Data provided:
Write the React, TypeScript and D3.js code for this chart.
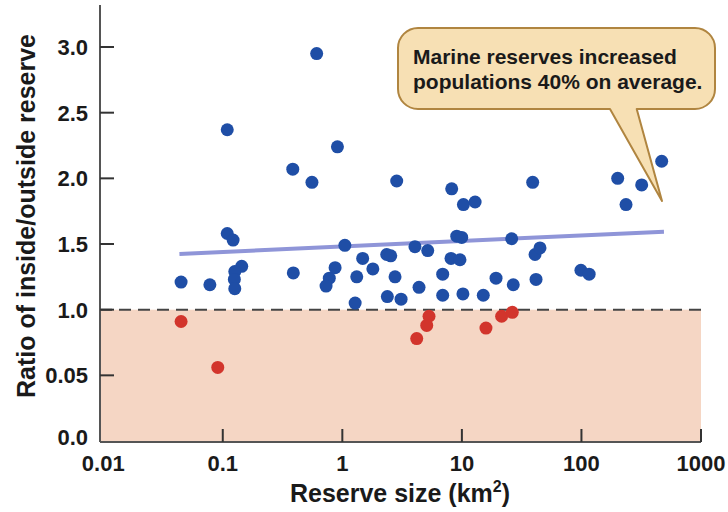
import React from "react";
import * as d3 from "d3";

// Reserve size (km²) and ratio inside/outside reserve
const blueSize = [
  0.61, 0.109, 0.91, 0.385, 0.557, 2.85, 0.109, 0.122, 1.05, 1.48, 2.35, 2.54,
  0.144, 0.126, 0.125, 0.126, 0.0448, 0.078, 0.389, 0.87, 0.778, 0.731, 1.32,
  1.8, 2.76, 1.28, 2.38, 3.1, 469, 8.22, 10.3, 12.9, 39.1, 201, 319, 236, 9.06,
  9.97, 26.1, 4.05, 5.18, 8.11, 9.64, 40.9, 45.0, 6.91, 4.38, 6.91, 10.2, 15.1,
  19.3, 26.9, 41.7, 99, 116,
];
const blueRatio = [
  2.95, 2.37, 2.24, 2.07, 1.97, 1.98, 1.58, 1.53, 1.49, 1.39, 1.42, 1.41, 1.33,
  1.29, 1.23, 1.16, 1.21, 1.19, 1.28, 1.32, 1.24, 1.18, 1.25, 1.31, 1.25, 1.05,
  1.1, 1.08, 2.13, 1.92, 1.8, 1.82, 1.97, 2.0, 1.95, 1.8, 1.56, 1.55, 1.54,
  1.48, 1.45, 1.39, 1.38, 1.42, 1.47, 1.27, 1.17, 1.11, 1.12, 1.11, 1.24, 1.19,
  1.23, 1.3, 1.27,
];
const redSize = [0.0448, 0.0908, 5.31, 5.08, 4.19, 15.9, 21.5, 26.4];
const redRatio = [0.91, 0.56, 0.95, 0.88, 0.78, 0.86, 0.95, 0.98];

const trendSize = [0.0434, 490];
const trendRatio = [1.424, 1.594];

const yTicks = [0, 0.5, 1, 1.5, 2, 2.5, 3];
const yTickLabels = ["0.0", "0.05", "1.0", "1.5", "2.0", "2.5", "3.0"];
const xTicks = [0.01, 0.1, 1, 10, 100, 1000];
const xTickLabels = ["0.01", "0.1", "1", "10", "100", "1000"];

const calloutLines = ["Marine reserves increased", "populations 40% on average."];

const W = 728;
const H = 512;
const FONT = "'Liberation Sans', Arial, Helvetica, sans-serif";

export default function App() {
  const x = d3.scaleLog().domain([0.0094, 1000]).range([100, 701]);
  const y = d3.scaleLinear().domain([0, 3.32]).range([441, 5]);

  const left = x.range()[0];
  const right = x.range()[1];
  const bottom = y(0);
  const top = y.range()[1];

  const line = d3
    .line<number>()
    .x((_, i) => x(trendSize[i]))
    .y((d) => y(d));

  // callout geometry
  const bx0 = 398, bx1 = 715, by0 = 28, by1 = 109, r = 20;
  const tipX = 662, tipY = 201, baseL = 610, baseR = 636.7;
  const callout = `M${bx0 + r},${by0} H${bx1 - r} A${r},${r} 0 0 1 ${bx1},${by0 + r} V${by1 - r} A${r},${r} 0 0 1 ${bx1 - r},${by1} H${baseR} L${tipX},${tipY} L${baseL},${by1} H${bx0 + r} A${r},${r} 0 0 1 ${bx0},${by1 - r} V${by0 + r} A${r},${r} 0 0 1 ${bx0 + r},${by0} Z`;

  return (
    <svg
      width={W}
      height={H}
      style={{ position: "absolute", left: 0, top: 0, display: "block", background: "#fff" }}
      fontFamily={FONT}
    >
      {/* shaded region below 1.0 */}
      <rect x={left} y={y(1)} width={right - left} height={bottom - y(1)} fill="#f5d6c4" />
      {/* dashed reference line */}
      <line x1={left} x2={right} y1={y(1)} y2={y(1)} stroke="#444" strokeWidth={2} strokeDasharray="12,7" />

      {/* axes */}
      <line x1={left} x2={left} y1={top} y2={bottom + 1} stroke="#555" strokeWidth={2} />
      <line x1={left} x2={right} y1={bottom + 1} y2={bottom + 1} stroke="#555" strokeWidth={2} />

      {yTicks.map((t, i) => (
        <g key={"yt" + i}>
          {t > 0 && <line x1={left} x2={left + 14} y1={y(t)} y2={y(t)} stroke="#333" strokeWidth={2} />}
          <text
            x={88}
            y={y(t)}
            dy={t === 0 ? "0.2em" : "0.36em"}
            textAnchor="end"
            fontSize={22}
            fontWeight="bold"
            fill="#1a1a1a"
          >
            {yTickLabels[i]}
          </text>
        </g>
      ))}

      {xTicks.map((t, i) => (
        <g key={"xt" + i}>
          {i > 0 && <line x1={x(t)} x2={x(t)} y1={bottom + 1} y2={bottom - 12} stroke="#333" strokeWidth={2} />}
          <text x={x(t)} y={471} textAnchor="middle" fontSize={22} fontWeight="bold" fill="#1a1a1a">
            {xTickLabels[i]}
          </text>
        </g>
      ))}

      {/* axis titles */}
      <text
        transform={`translate(35,${(top + bottom) / 2 - 7}) rotate(-90)`}
        textAnchor="middle"
        fontSize={25}
        fontWeight="bold"
        fill="#1a1a1a"
      >
        Ratio of inside/outside reserve
      </text>
      <text x={400} y={502} textAnchor="middle" fontSize={25} fontWeight="bold" fill="#1a1a1a">
        Reserve size (km
        <tspan fontSize={16} dy={-10}>2</tspan>
        <tspan dy={10}>)</tspan>
      </text>

      {/* trend line */}
      <path d={line(trendRatio) || ""} fill="none" stroke="#8f95d8" strokeWidth={4} />

      {/* points */}
      {blueSize.map((s, i) => (
        <circle key={"b" + i} cx={x(s)} cy={y(blueRatio[i])} r={6.5} fill="#1f4ea6" />
      ))}
      {redSize.map((s, i) => (
        <circle key={"r" + i} cx={x(s)} cy={y(redRatio[i])} r={6.5} fill="#d2352c" />
      ))}

      {/* callout */}
      <path d={callout} fill="#f7e0b4" stroke="#b08540" strokeWidth={2} strokeLinejoin="round" />
      {calloutLines.map((l, i) => (
        <text key={"c" + i} x={413} y={64 + i * 25} fontSize={21} fontWeight="bold" fill="#1a1a1a">
          {l}
        </text>
      ))}
    </svg>
  );
}
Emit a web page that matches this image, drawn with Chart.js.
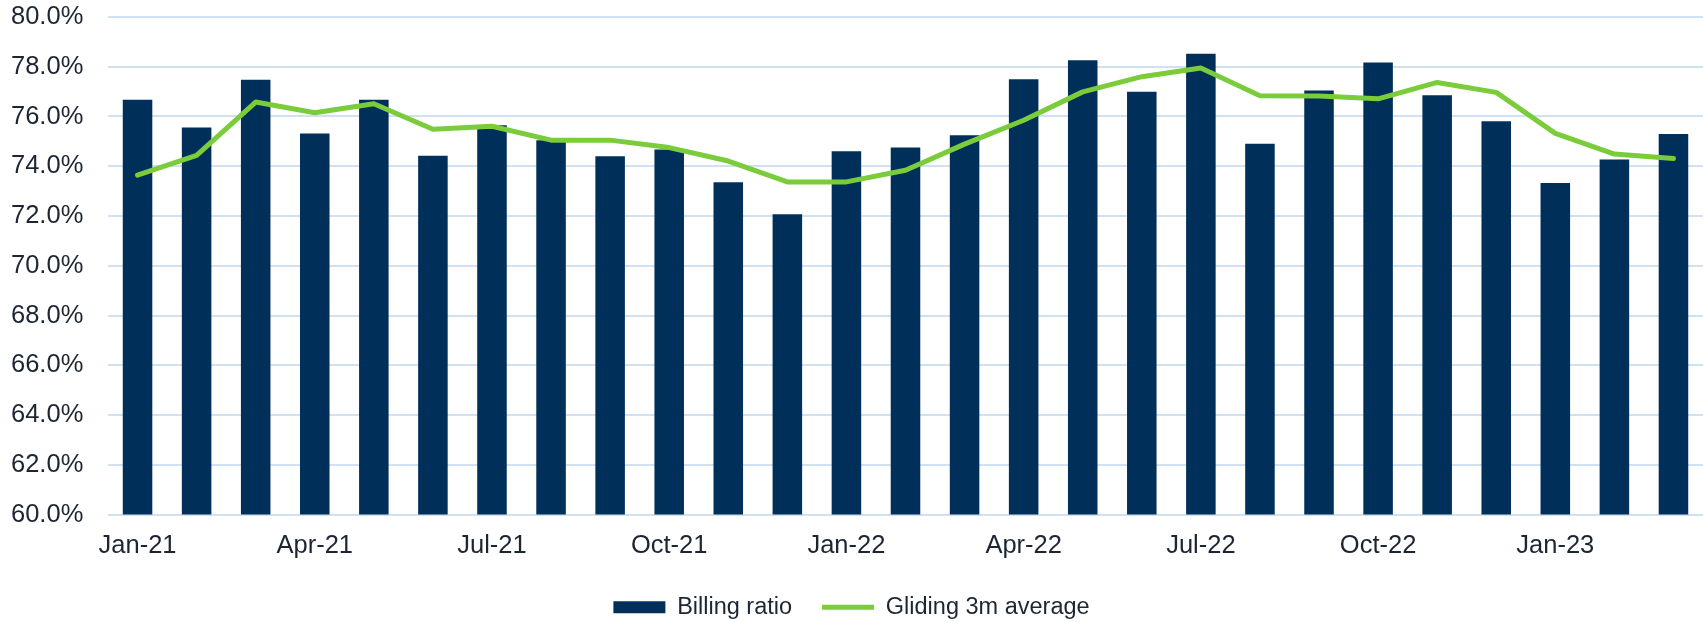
<!DOCTYPE html>
<html>
<head>
<meta charset="utf-8">
<script src="https://cdn.jsdelivr.net/npm/chart.js@4.4.0/dist/chart.umd.min.js"></script>
<style>
  html, body { margin: 0; padding: 0; background: #fff; }
  #wrap { width: 1703px; height: 622px; }
</style>
</head>
<body>
<div id="wrap"><canvas id="chart" width="1703" height="622"></canvas></div>
<script>
const months = ['Jan-21','Feb-21','Mar-21','Apr-21','May-21','Jun-21','Jul-21','Aug-21','Sep-21','Oct-21','Nov-21','Dec-21',
  'Jan-22','Feb-22','Mar-22','Apr-22','May-22','Jun-22','Jul-22','Aug-22','Sep-22','Oct-22','Nov-22','Dec-22',
  'Jan-23','Feb-23','Mar-23'];
const billingRatio = [76.67, 75.56, 77.48, 75.32, 76.67, 74.42, 75.65, 75.05, 74.40, 74.67, 73.36, 72.07,
  74.60, 74.75, 75.25, 77.50, 78.26, 76.99, 78.52, 74.90, 77.05, 78.17, 76.85, 75.81, 73.33, 74.27, 75.30];
const gliding3m = [73.64, 74.44, 76.58, 76.15, 76.51, 75.49, 75.61, 75.05, 75.05, 74.75, 74.21, 73.37,
  73.37, 73.84, 74.89, 75.85, 76.99, 77.60, 77.95, 76.83, 76.82, 76.71, 77.37, 76.97, 75.32, 74.49, 74.31];
const yTicks = [60, 62, 64, 66, 68, 70, 72, 74, 76, 78, 80];

const navy = '#00305a';
const green = '#7acc3a';
const textColor = '#1c2633';

Chart.defaults.font.family = 'Arial, "Liberation Sans", sans-serif';
Chart.defaults.color = textColor;

// legend is centred on the whole canvas width, not on the padded area
const legendShift = {
  id: 'legendShift',
  afterLayout(chart) {
    if (chart.legend) chart.legend.left -= 11;
  }
};

new Chart(document.getElementById('chart'), {
  type: 'bar',
  data: {
    labels: months,
    datasets: [
      {
        type: 'bar',
        label: 'Billing ratio',
        data: billingRatio,
        backgroundColor: navy,
        borderWidth: 0,
        categoryPercentage: 1,
        barPercentage: 0.5,
        order: 1
      },
      {
        type: 'line',
        label: 'Gliding 3m average',
        data: gliding3m,
        borderColor: green,
        backgroundColor: green,
        borderWidth: 5,
        pointRadius: 0,
        tension: 0,
        borderCapStyle: 'round',
        borderJoinStyle: 'round',
        pointStyle: 'line',
        order: 0
      }
    ]
  },
  plugins: [legendShift],
  options: {
    responsive: false,
    animation: false,
    layout: { padding: { top: 17, left: 11, right: 0, bottom: -7 } },
    plugins: {
      tooltip: { enabled: false },
      legend: {
        position: 'bottom',
        labels: {
          usePointStyle: true,
          pointStyleWidth: 52,
          boxHeight: 12,
          padding: 30,
          color: textColor,
          font: { size: 23.5 },
          sort: (a, b) => a.datasetIndex - b.datasetIndex,
          generateLabels: (chart) => {
            const items = Chart.defaults.plugins.legend.labels.generateLabels(chart);
            items.forEach(it => {
              it.pointStyle = it.datasetIndex === 0 ? 'rect' : 'line';
            });
            return items;
          }
        }
      }
    },
    scales: {
      x: {
        offset: true,
        grid: { display: false, drawTicks: false },
        border: { display: false },
        ticks: {
          autoSkip: false,
          maxRotation: 0,
          padding: 16,
          color: textColor,
          font: { size: 25.5 },
          callback: function (v, i) { return i % 3 === 0 ? months[i] : ''; }
        },
        afterFit: (s) => { s.height = 51; }
      },
      y: {
        min: 60,
        max: 80,
        afterBuildTicks: (s) => { s.ticks = yTicks.map(v => ({ value: v })); },
        grid: { color: '#d0e1f1', lineWidth: 2, drawTicks: false },
        border: { display: false },
        ticks: {
          padding: 0,
          crossAlign: 'far',
          color: textColor,
          font: { size: 25.5 },
          callback: (v) => v.toFixed(1) + '%'
        },
        afterFit: (s) => { s.width = 97; }
      }
    }
  }
});
</script>
</body>
</html>
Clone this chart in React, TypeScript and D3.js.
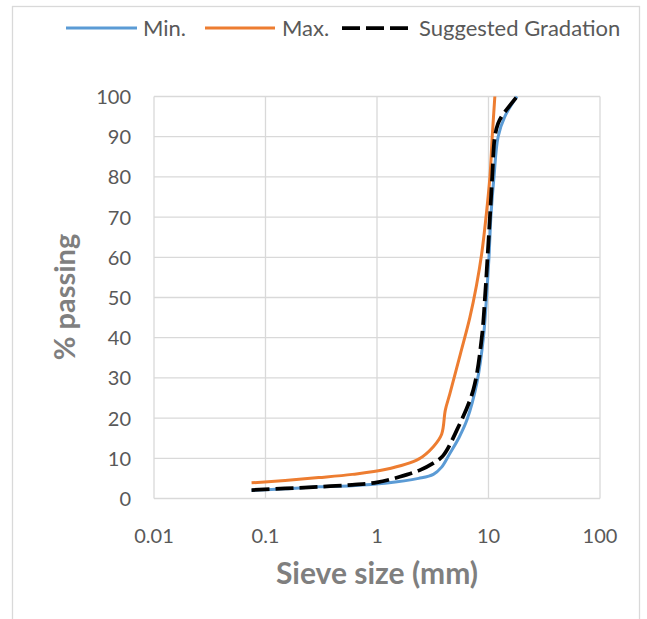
import * as d3 from 'd3';

const X_TICKS = [0.01, 0.1, 1, 10, 100];
const X_TICK_LABELS = ['0.01', '0.1', '1', '10', '100'];
const Y_TICKS = [0, 10, 20, 30, 40, 50, 60, 70, 80, 90, 100];

// sieve size (mm) / % passing
const MIN_SIZE = [0.075, 0.15, 0.3, 0.6, 1.18, 2.36, 3.2, 3.8, 4.5, 5.4, 6.4, 7.9, 9.0, 9.6, 10.1, 10.5, 11.2, 12.2, 14.0, 18.0];
const MIN_PASS = [2.0, 2.4, 2.9, 3.2, 3.8, 5.0, 6.0, 7.8, 11.2, 15, 19.5, 29, 40, 50, 60, 70, 80, 90, 95, 100];

const MAX_SIZE = [0.075, 0.15, 0.3, 0.6, 1.18, 2.36, 3.2, 3.8, 4.1, 4.5, 5.6, 6.8, 7.8, 8.7, 9.5, 10.3, 10.8, 11.4];
const MAX_PASS = [3.9, 4.5, 5.2, 6.0, 7.2, 9.8, 12.9, 16, 22, 26, 36, 45, 53, 61, 70, 80, 90, 100];

const SUG_SIZE = [0.075, 0.15, 0.3, 0.6, 1.0, 1.6, 2.4, 3.2, 3.9, 5.2, 7.3, 8.7, 9.3, 9.8, 10.3, 10.8, 11.4, 12.2, 13.1, 18.0];
const SUG_PASS = [2.1, 2.5, 2.9, 3.4, 4.0, 5.4, 7.0, 8.8, 10.6, 17, 27, 40, 50, 60, 70, 80, 90, 93.3, 95, 100];

const SERIES = [
  { name: 'Min.', sizes: MIN_SIZE, pass: MIN_PASS, color: '#5b9bd5', dash: undefined as string | undefined, width: 3 },
  { name: 'Max.', sizes: MAX_SIZE, pass: MAX_PASS, color: '#ed7d31', dash: undefined as string | undefined, width: 3 },
  { name: 'Suggested Gradation', sizes: SUG_SIZE, pass: SUG_PASS, color: '#000000', dash: '18 6', width: 3.75 },
];

const W = 647;
const H = 619;
const FONT = 'Lato, "Open Sans", sans-serif';

export default function App() {
  const x = d3.scaleLog().domain([0.01, 100]).range([154, 600]);
  const y = d3.scaleLinear().domain([0, 100]).range([498.5, 96.5]);

  const line = d3.line<[number, number]>()
    .x(d => x(d[0]))
    .y(d => y(d[1]))
    .curve(d3.curveCatmullRom.alpha(0.5));

  // legend layout: line start, line end, text x
  const legend = [
    { x1: 66, x2: 137, tx: 143 },
    { x1: 205, x2: 275, tx: 282 },
    { x1: 342, x2: 413, tx: 419 },
  ];

  return (
    <svg width={W} height={H} style={{ position: 'fixed', left: 0, top: 0, fontFamily: FONT, background: '#fff' }}>
      <rect x={12.5} y={6.5} width={627} height={660} fill="#fff" stroke="#d9d9d9" strokeWidth={1.3} />

      {/* gridlines */}
      {Y_TICKS.map(t => (
        <line key={'gy' + t} x1={x(0.01)} x2={x(100)} y1={y(t)} y2={y(t)} stroke="#d9d9d9" strokeWidth={1.3} />
      ))}
      {X_TICKS.map(t => (
        <line key={'gx' + t} x1={x(t)} x2={x(t)} y1={y(0)} y2={y(100)} stroke="#d9d9d9" strokeWidth={1.3} />
      ))}

      {/* tick labels */}
      {Y_TICKS.map(t => (
        <text key={'ly' + t} x={131} y={y(t) + 7.5} textAnchor="end" fontSize={20} fill="#595959">{t}</text>
      ))}
      {X_TICKS.map((t, i) => (
        <text key={'lx' + t} x={x(t)} y={543} textAnchor="middle" fontSize={20} fill="#595959">{X_TICK_LABELS[i]}</text>
      ))}

      {/* axis titles */}
      <text x={377} y={584} textAnchor="middle" fontSize={30} fontWeight={700} fill="#7f7f7f">Sieve size (mm)</text>
      <text transform="translate(75,297) rotate(-90)" textAnchor="middle" fontSize={29} fontWeight={700} fill="#7f7f7f">% passing</text>

      {/* series */}
      {SERIES.map(s => (
        <path
          key={s.name}
          d={line(s.sizes.map((v, i) => [v, s.pass[i]] as [number, number])) ?? ''}
          fill="none"
          stroke={s.color}
          strokeWidth={s.width}
          strokeDasharray={s.dash}
          strokeLinejoin="round"
        />
      ))}

      {/* legend */}
      {SERIES.map((s, i) => (
        <g key={'lg' + s.name}>
          <line x1={legend[i].x1} x2={legend[i].x2} y1={28} y2={28} stroke={s.color} strokeWidth={s.width} strokeDasharray={s.dash} />
          <text x={legend[i].tx} y={35.5} fontSize={22} fill="#595959">{s.name}</text>
        </g>
      ))}
    </svg>
  );
}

What is needed:
All lines above with "TypeScript" in them should be returned.

Final result:
Write the React, TypeScript and D3.js code for this chart.
Clone this chart in React, TypeScript and D3.js.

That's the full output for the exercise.